First, in the late 1990′s, President Clinton deregulated the media and allowed ownership of the media to be concentrated in the hands of a very few families (i.e., the Murdoch News Empire). This, in effect, led to the actual news “being cancelled.” Instead of being required to serve the “public interest” as a condition of their continued license to broadcast on the public airwaves, the news divisions of the networks were forced to become profit centers rather than the “loss leaders” they had been during the Murrow-Cronkite-Chancellor-Brinkley-Rather era.
In order to make profits, the networks closed down their news-gathering offices (foreign and domestic bureaus) and focused on lower-cost, easy to cover stories, like selected criminal trials and “human interest” stories, to the exclusion of real reporting on real issues. Sensational trials, especially those with titillating facts and physically attractive defendants or victims, attract higher-ratings and the desired 18-35 year old demographic base to which advertisers flock. As the adage goes: “If it bleeds, it leads.” Today’s conglomerate-based media owners (once again Murdoch comes to mind) prefer to have the masses focus on tearing each other down and apart rather than addressing real social problems (e.g.; witness the lack of electronic media coverage of the “Occupy Wall Street” movement in 2011).
Second, the wall-to-wall TV coverage of the O.J. Simpson trial in the mid-1990′s, spawned the careers of a new generation of media-trial watchers (Dan Abrams, Jeffrey Toobin, Jane Velez-Mitchell, etc.), and made the attorneys, judges, and even key witnesses in the case famous (attorneys Johnnie Cochran, Robert Shapiro, Barry Scheck, Robert Kardashian; trial judge Lance Ito; witnesses Kato Kaelin, Henry Lee, and Michael Baden), and gave rise to an entirely new media construct: the 24-hour trial channel (the now-defunct Court TV).
So many people watched the O.J. trial on a daily basis during the mid-1990′s, that the economies of Los Angeles (and possibly elsewhere) began to suffer because everyone without a job stayed home to watch the trial coverage instead of patronizing local businesses. Media moguls realized that they were onto something with this new real-crime TV model, and they decided to expand it into their prime-time offerings. Around the year 2000, “reality TV shows” began to take hold across the broadcast spectrum (Survivor, Big Brother, Bachelor/Bachelorette, Living With the Kardashians, etc.). This new genre of television offerings “enabled” people to live their lives vicariously through the televised exploits of the shows’ “contestants” whom, depending on what the script called for, were to be either canonized or vilified.

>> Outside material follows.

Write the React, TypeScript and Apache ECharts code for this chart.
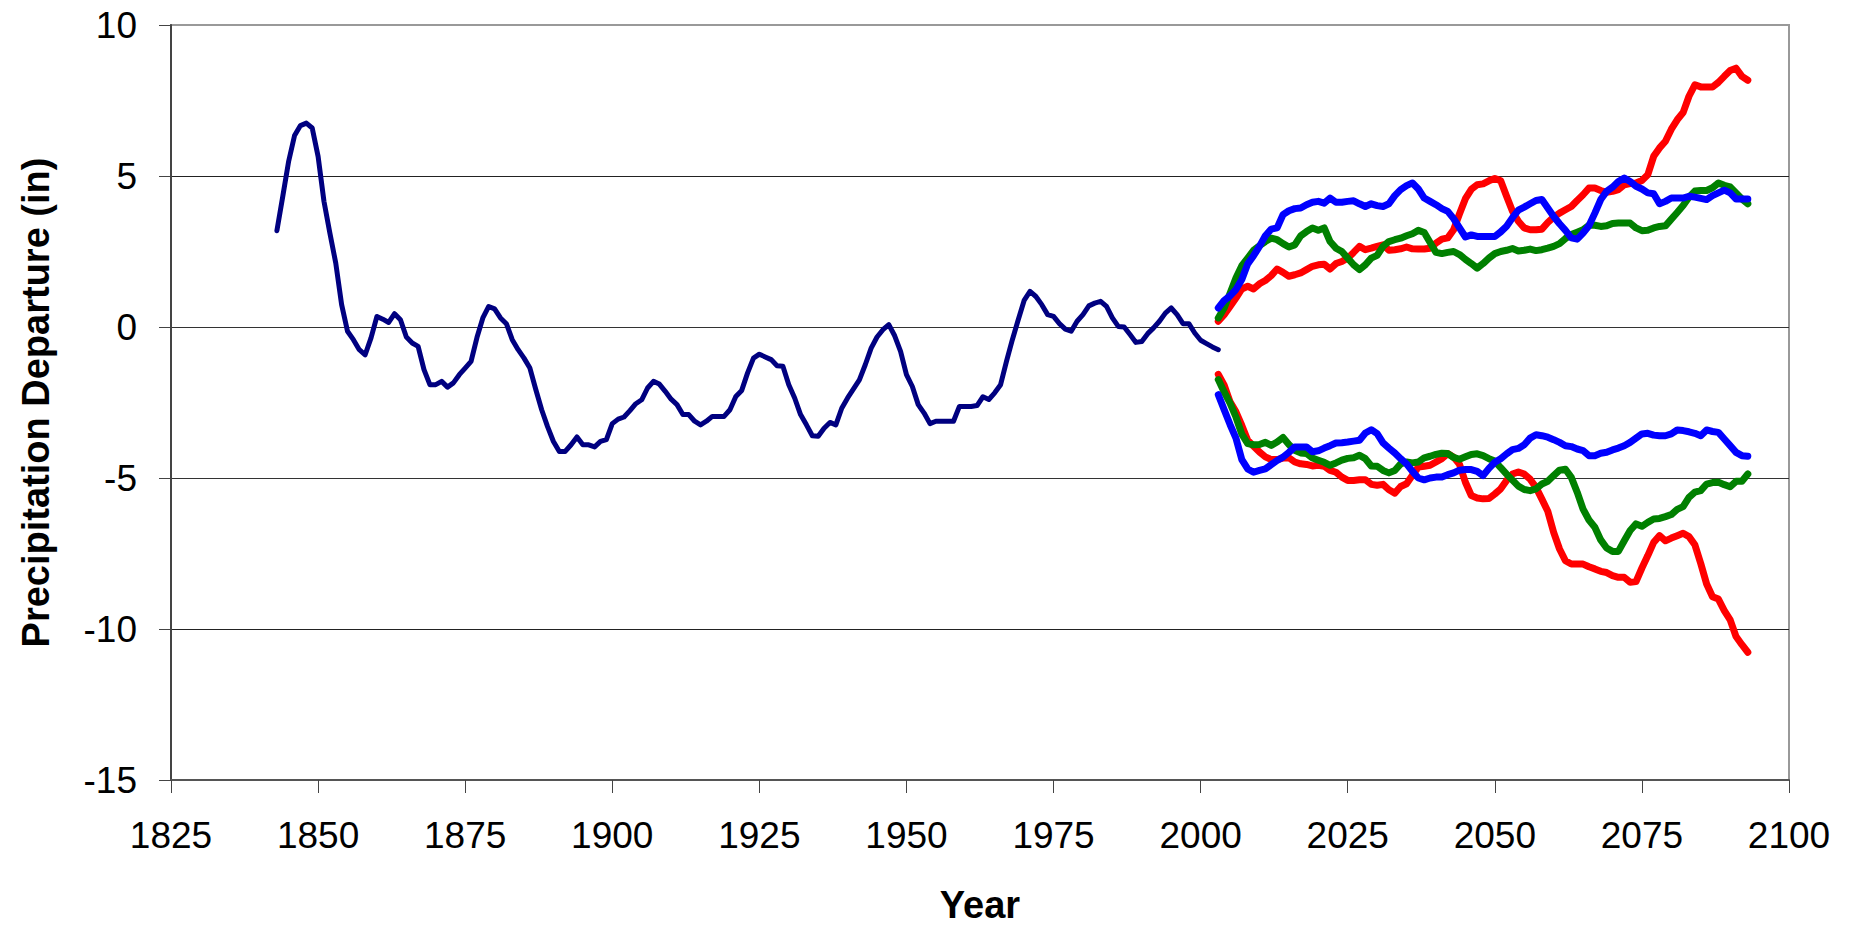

Third, due to the 24-hour news cycle, the cable networks were forced to fill their allotted time with the banal drivel provided by trial pundits like Nancy Grace(less), Geraldo Rivera, etc. Those broadcasting hours are very easily (and cheaply) filled with a hash, rehash, and re-rehash of the latest details of the current “Trial of the Century.”
Finally, people who “do not have a life” can focus their energies on the latest “demon-defendant” and somehow fool themselves into believing that the much desired conviction and punishment of that person will somehow allay their own problems (i.e., unemployment, boredom, mental illness, etc.). This, in turn keeps people from searching for solutions to their own actual predicaments. Why take a long, hard look at yourself and your family’s issues and problems when you can easily and rather effortlessly divert your attention 24/7 onto the latest media-hyped bad guy — or more often, as the “trials of the century” clearly demonstrate, “bad girl”? Unfortunately, the habit of devouring media-hype is now so firmly established in the psyches (and daily viewing habits) of literally millions of Americans that this enervating phenomenon is unlikely to change any time soon.
Rick Stack, a native Iowan, is a former Assistant United States Attorney who currently practices civil and criminal tax litigation in the Los Angeles area with Brager Tax Law Group. His interests include fitness, hiking, politics, Chicago sports teams, Big Ten and Pac 12 football, cats, and All Things Crime Blog.